Getting to know people and their personal lives is interesting. It is rewarding to know, for instance, that your mom has been "so much in love that it made her cry." It is also very rewarding to find out that your name was listed as the answer to the question: Name the person least likely to respond to this survey. People can be funny sometimes.
The other day, I once again received a forwarded survey in my inbox. Allow me to quote verbatim (correcting a few typos) the first paragraph of this survey. It is interesting and is a lead-in for our theme this week.
"Okay, this is a cool new twist on the survey thing. Now you fill in the blanks about me. Got it? I want every one of you to do this and send it back to me. Oh yeah, first send a blank one out to all your email buds so they can return the favor to you. Be honest. I can take it. If you're not sure about one, make it up! If you don't write back you'll be hearing about it! First, send this survey to everyone you know to see how well they know you."
OK—an interesting twist on the forwarded survey idea. This particular survey is backwards, though. The survey asks the recipient to answer a huge list of questions about the sender, indicating how well he/she knows his/her friend.
Hmmm. Interesting idea. Not interesting enough for me personally to fill out and email, but interesting enough.
The point of the email and what I want you to understand from me today, is how well do you know your friends? How well do you know your family members? Do you know the little things like favorite colors, middle names or special talents?
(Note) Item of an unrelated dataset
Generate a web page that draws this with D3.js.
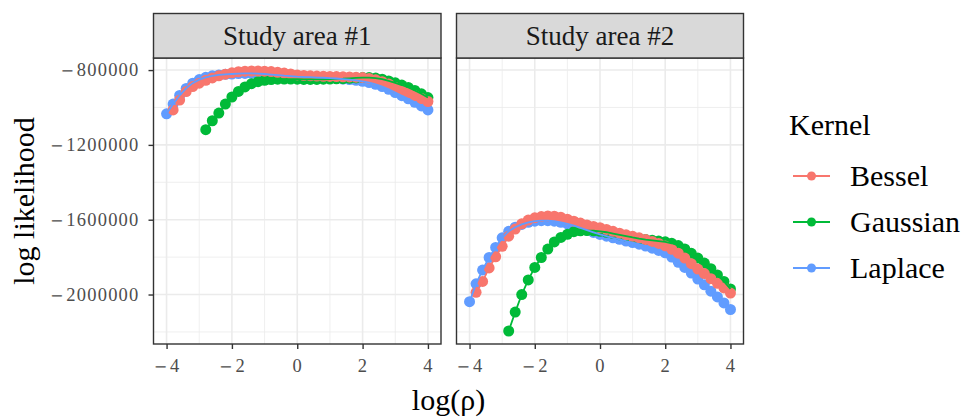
<!DOCTYPE html>
<html>
<head>
<meta charset="utf-8">
<script src="https://cdn.jsdelivr.net/npm/d3@7"></script>
<style>
  body { margin: 0; background: #fff; }
  svg { display: block; }
</style>
</head>
<body>
<svg id="chart" width="968" height="418"></svg>
<script>
// log likelihood por kernel, duas areas de estudo (valores em milhares)
const LOG_RHO = [-4, -3.8, -3.6, -3.4, -3.2, -3, -2.8, -2.6, -2.4, -2.2,
  -2, -1.8, -1.6, -1.4, -1.2, -1, -0.8, -0.6, -0.4, -0.2,
  0, 0.2, 0.4, 0.6, 0.8, 1, 1.2, 1.4, 1.6, 1.8,
  2, 2.2, 2.4, 2.6, 2.8, 3, 3.2, 3.4, 3.6, 3.8, 4];

const KERNELS = ["Bessel", "Gaussian", "Laplace"];
const KERNEL_COLORS = ["#F8766D", "#00BA38", "#619CFF"];
const PANELS = ["Study area #1", "Study area #2"];

// area 1
const BESSEL_1 = [null, -1013, -960, -915, -888, -870, -855, -842, -831, -822,
  -815, -809, -806, -805, -805, -806, -808, -812, -816, -821,
  -826, -829, -831, -832, -833, -834, -835, -836, -837, -838,
  -840, -845, -852, -862, -875, -893, -908, -922, -937, -952, -968];
const GAUSSIAN_1 = [null, null, null, null, null, null, -1119, -1071, -1030, -982,
  -944, -914, -890, -873, -862, -855, -851, -849, -848, -848,
  -849, -850, -850, -850, -849, -848, -847, -846, -844, -842,
  -840, -840, -843, -849, -858, -868, -880, -893, -909, -927, -947];
const LAPLACE_1 = [-1034, -982, -936, -898, -870, -851, -839, -831, -826, -823,
  -821, -819, -818, -818, -819, -821, -824, -827, -830, -832,
  -835, -837, -838, -840, -841, -843, -845, -848, -851, -855,
  -860, -867, -876, -888, -903, -920, -937, -954, -972, -992, -1013];

// area 2
const BESSEL_2 = [null, -1988, -1930, -1858, -1798, -1742, -1688, -1650, -1622, -1602,
  -1590, -1583, -1580, -1581, -1587, -1597, -1608, -1618, -1628, -1636,
  -1643, -1652, -1662, -1672, -1681, -1689, -1697, -1706, -1716, -1727,
  -1740, -1758, -1779, -1805, -1835, -1864, -1888, -1915, -1940, -1965, -1992];
const GAUSSIAN_2 = [null, null, null, null, null, null, -2195, -2094, -2000, -1922,
  -1855, -1802, -1757, -1719, -1695, -1678, -1664, -1659, -1658, -1659,
  -1662, -1667, -1674, -1681, -1688, -1695, -1701, -1706, -1710, -1714,
  -1718, -1726, -1738, -1756, -1780, -1805, -1832, -1862, -1895, -1930, -1970];
const LAPLACE_2 = [-2038, -1943, -1869, -1802, -1748, -1697, -1662, -1640, -1625, -1614,
  -1608, -1605, -1605, -1608, -1614, -1622, -1632, -1644, -1656, -1668,
  -1679, -1688, -1697, -1705, -1714, -1722, -1731, -1741, -1752, -1764,
  -1777, -1800, -1828, -1855, -1885, -1917, -1948, -1982, -2013, -2045, -2080];

const SERIES = [[BESSEL_1, GAUSSIAN_1, LAPLACE_1], [BESSEL_2, GAUSSIAN_2, LAPLACE_2]];

const X_TICKS = [-4, -2, 0, 2, 4];
const X_MINOR = [-3, -1, 1, 3];
const Y_TICKS = [-800000, -1200000, -1600000, -2000000];
const Y_MINOR = [-1000000, -1400000, -1800000, -2200000];

const SERIF = "'Liberation Serif', 'Times New Roman', serif";
const PANEL_BOX = [
  { left: 153.5, right: 441 },
  { left: 456.5, right: 743.5 },
];
const STRIP = { top: 13.5, bottom: 58 };
const PLOT = { top: 58, bottom: 344 };

const d3 = window.d3;
const svg = d3.select("#chart");

function pad(ext) {
  const r = ext[1] - ext[0];
  return [ext[0] - r * 0.05, ext[1] + r * 0.05];
}

const toRows = (vals) =>
  LOG_RHO.map((x, i) => ({ x, y: vals[i] == null ? null : vals[i] * 1000 })).filter((d) => d.y != null);

const allY = SERIES.flat(2).filter((v) => v != null).map((v) => v * 1000);
const yScale = d3.scaleLinear().domain(pad(d3.extent(allY))).range([PLOT.bottom, PLOT.top]);
const xDomain = pad(d3.extent(LOG_RHO));

PANEL_BOX.forEach((box, p) => {
  const xScale = d3.scaleLinear().domain(xDomain).range([box.left, box.right]);
  const g = svg.append("g");
  const w = box.right - box.left;

  // grade
  g.append("rect").attr("x", box.left).attr("y", PLOT.top).attr("width", w)
    .attr("height", PLOT.bottom - PLOT.top).attr("fill", "#fff");
  const grid = g.append("g").attr("stroke", "#EBEBEB");
  Y_MINOR.forEach((v) => grid.append("line").attr("x1", box.left).attr("x2", box.right)
    .attr("y1", yScale(v)).attr("y2", yScale(v)).attr("stroke-width", 0.8));
  X_MINOR.forEach((v) => grid.append("line").attr("y1", PLOT.top).attr("y2", PLOT.bottom)
    .attr("x1", xScale(v)).attr("x2", xScale(v)).attr("stroke-width", 0.8));
  Y_TICKS.forEach((v) => grid.append("line").attr("x1", box.left).attr("x2", box.right)
    .attr("y1", yScale(v)).attr("y2", yScale(v)).attr("stroke-width", 1.6));
  X_TICKS.forEach((v) => grid.append("line").attr("y1", PLOT.top).attr("y2", PLOT.bottom)
    .attr("x1", xScale(v)).attr("x2", xScale(v)).attr("stroke-width", 1.6));

  const clip = "clip" + p;
  svg.append("clipPath").attr("id", clip).append("rect")
    .attr("x", box.left).attr("y", PLOT.top).attr("width", w).attr("height", PLOT.bottom - PLOT.top);
  const marks = g.append("g").attr("clip-path", `url(#${clip})`);

  // pontos primeiro (laplace embaixo, bessel por cima), linhas depois
  [2, 1, 0].forEach((k) => {
    marks.append("g").selectAll("circle").data(toRows(SERIES[p][k])).join("circle")
      .attr("cx", (d) => xScale(d.x)).attr("cy", (d) => yScale(d.y)).attr("r", 5.5)
      .attr("fill", KERNEL_COLORS[k]);
  });
  const line = d3.line().x((d) => xScale(d.x)).y((d) => yScale(d.y));
  [0, 1, 2].forEach((k) => {
    marks.append("path").attr("d", line(toRows(SERIES[p][k])))
      .attr("fill", "none").attr("stroke", KERNEL_COLORS[k]).attr("stroke-width", 1.8);
  });

  g.append("rect").attr("x", box.left).attr("y", PLOT.top).attr("width", w)
    .attr("height", PLOT.bottom - PLOT.top).attr("fill", "none")
    .attr("stroke", "#333333").attr("stroke-width", 1.4);

  // faixa do painel
  g.append("rect").attr("x", box.left).attr("y", STRIP.top).attr("width", w)
    .attr("height", STRIP.bottom - STRIP.top).attr("fill", "#D9D9D9")
    .attr("stroke", "#333333").attr("stroke-width", 1.4);
  g.append("text").attr("x", (box.left + box.right) / 2).attr("y", 44.5)
    .attr("text-anchor", "middle").attr("font-family", SERIF).attr("font-size", 27)
    .attr("fill", "#1A1A1A").text(PANELS[p]);

  const xAxis = g.append("g").attr("transform", `translate(0,${PLOT.bottom})`)
    .call(d3.axisBottom(xScale).tickValues(X_TICKS).tickSize(5).tickPadding(10));
  styleAxis(xAxis);

  if (p === 0) {
    const yAxis = g.append("g").attr("transform", `translate(${box.left},0)`)
      .call(d3.axisLeft(yScale).tickValues(Y_TICKS).tickSize(5).tickPadding(9));
    styleAxis(yAxis);
  }
});

function styleAxis(a) {
  a.select(".domain").remove();
  a.selectAll("line").attr("stroke", "#333333").attr("stroke-width", 1.4);
  a.attr("font-family", null).attr("font-size", null);
  // sinal de menos longo e separado dos digitos, como no original
  a.selectAll("text").attr("fill", "#4D4D4D").attr("font-family", SERIF)
    .attr("font-size", 18.5).attr("letter-spacing", 1.2)
    .each(function (d) {
      const t = d3.select(this).text(null);
      if (d < 0) {
        t.append("tspan").attr("font-family", "'DejaVu Serif', serif").attr("font-size", 16)
          .attr("letter-spacing", 0).text("\u2212");
      }
      t.append("tspan").attr("dx", d < 0 ? 3 : 0).text(Math.abs(d));
    });
}

// titulos
svg.append("text").attr("x", (PANEL_BOX[0].left + PANEL_BOX[1].right) / 2).attr("y", 410)
  .attr("text-anchor", "middle").attr("font-family", SERIF).attr("font-size", 30)
  .attr("fill", "#000").text("log(ρ)");
svg.append("text").attr("transform", `translate(34,${(PLOT.top + PLOT.bottom) / 2}) rotate(-90)`)
  .attr("text-anchor", "middle").attr("font-family", SERIF).attr("font-size", 30)
  .attr("fill", "#000").text("log likelihood");

// legenda
const legend = svg.append("g");
legend.append("text").attr("x", 789).attr("y", 135).attr("font-family", SERIF)
  .attr("font-size", 30).attr("fill", "#000").text("Kernel");
KERNELS.forEach((name, k) => {
  const y = 176 + k * 46;
  legend.append("line").attr("x1", 793).attr("x2", 830).attr("y1", y).attr("y2", y)
    .attr("stroke", KERNEL_COLORS[k]).attr("stroke-width", 2);
  legend.append("circle").attr("cx", 811.5).attr("cy", y).attr("r", 4.5).attr("fill", KERNEL_COLORS[k]);
  legend.append("text").attr("x", 850).attr("y", y + 10).attr("font-family", SERIF)
    .attr("font-size", 30).attr("fill", "#000").text(name);
});
</script>
</body>
</html>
Those things may seem insignificant, but taking time to know those things can brighten another’s day. Realizing that you really know your friends is an encouraging thought. On the other hand, realizing that you do not know much about someone you consider a friend can be an eye-opener as well.
What does this have to do with teens? Good question.
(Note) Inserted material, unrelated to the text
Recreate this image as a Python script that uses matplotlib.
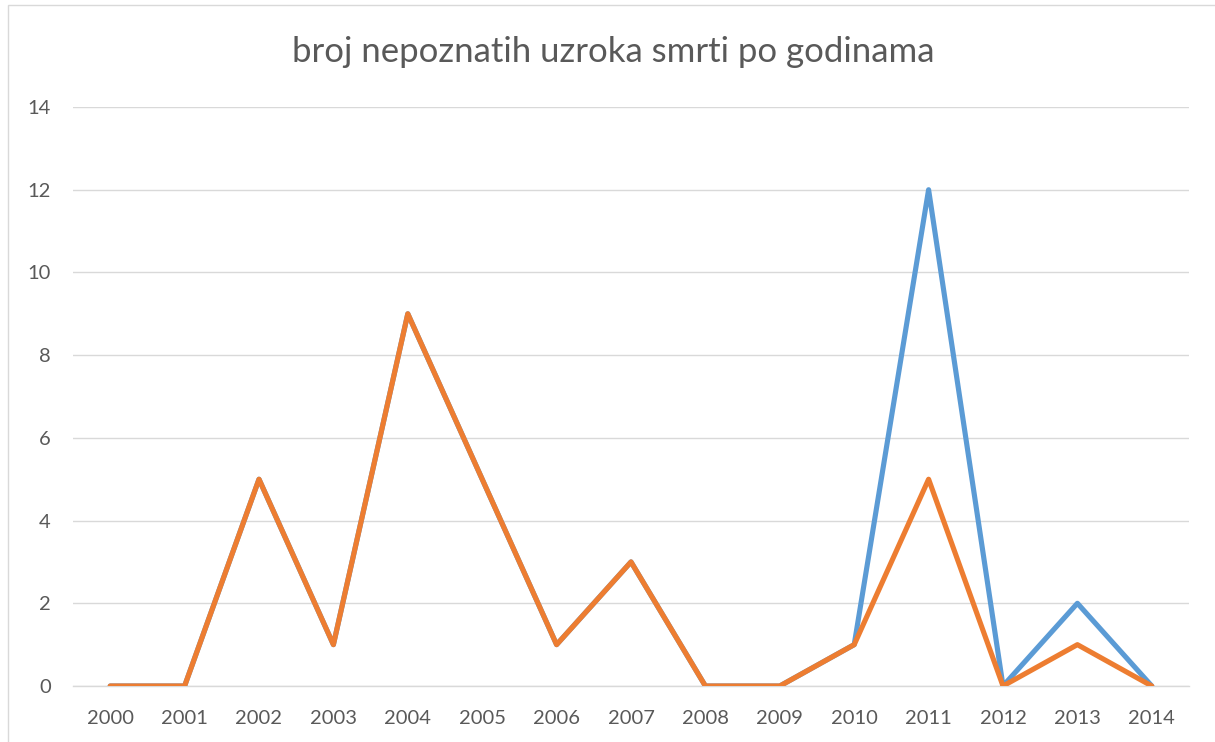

Am I right, teens, in assuming that most of you feel as though your parents don’t really know you? Am I right to presume that many of you feel alienated in your family? Do you ever secretly wonder if your dad even realizes that you play on your school soccer team? Do your parents know who your closest friends are?
Parents, these are critical questions that you would do well to answer. Do you know little, insignificant bits of information, like what is your teen’s worst fear? Or what is your teen’s favorite hangout? These are definitely important things to know as a parent.
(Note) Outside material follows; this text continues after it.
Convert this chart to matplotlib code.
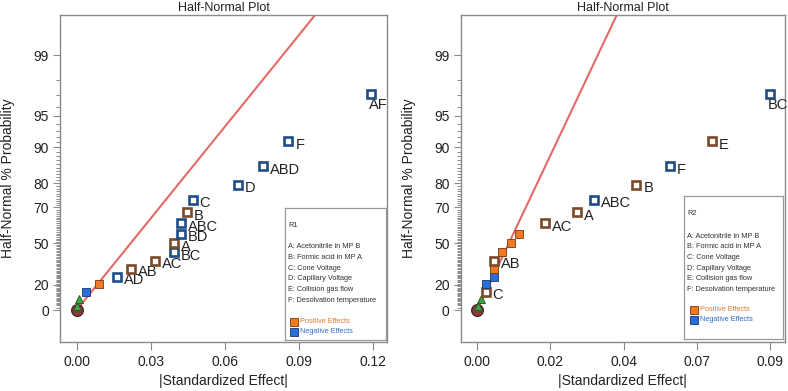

But I’m not really even talking about knowing all the answers about your teens’ lives. I’m talking just knowing more about your teenagers. You gave birth to them. You support them every day, giving them lunch money or a weekly allowance. You give them food and space to call their own.
But how well do you really know your teenager? The little things in life may seem minor and unimportant to you, but to your son or daughter, your knowing them … really knowing them, is of the utmost importance. It means you care. It means you are willing to take the time and energy necessary in getting to know them.
We all know you do love your teens, but knowing more about them would be a good way to show it.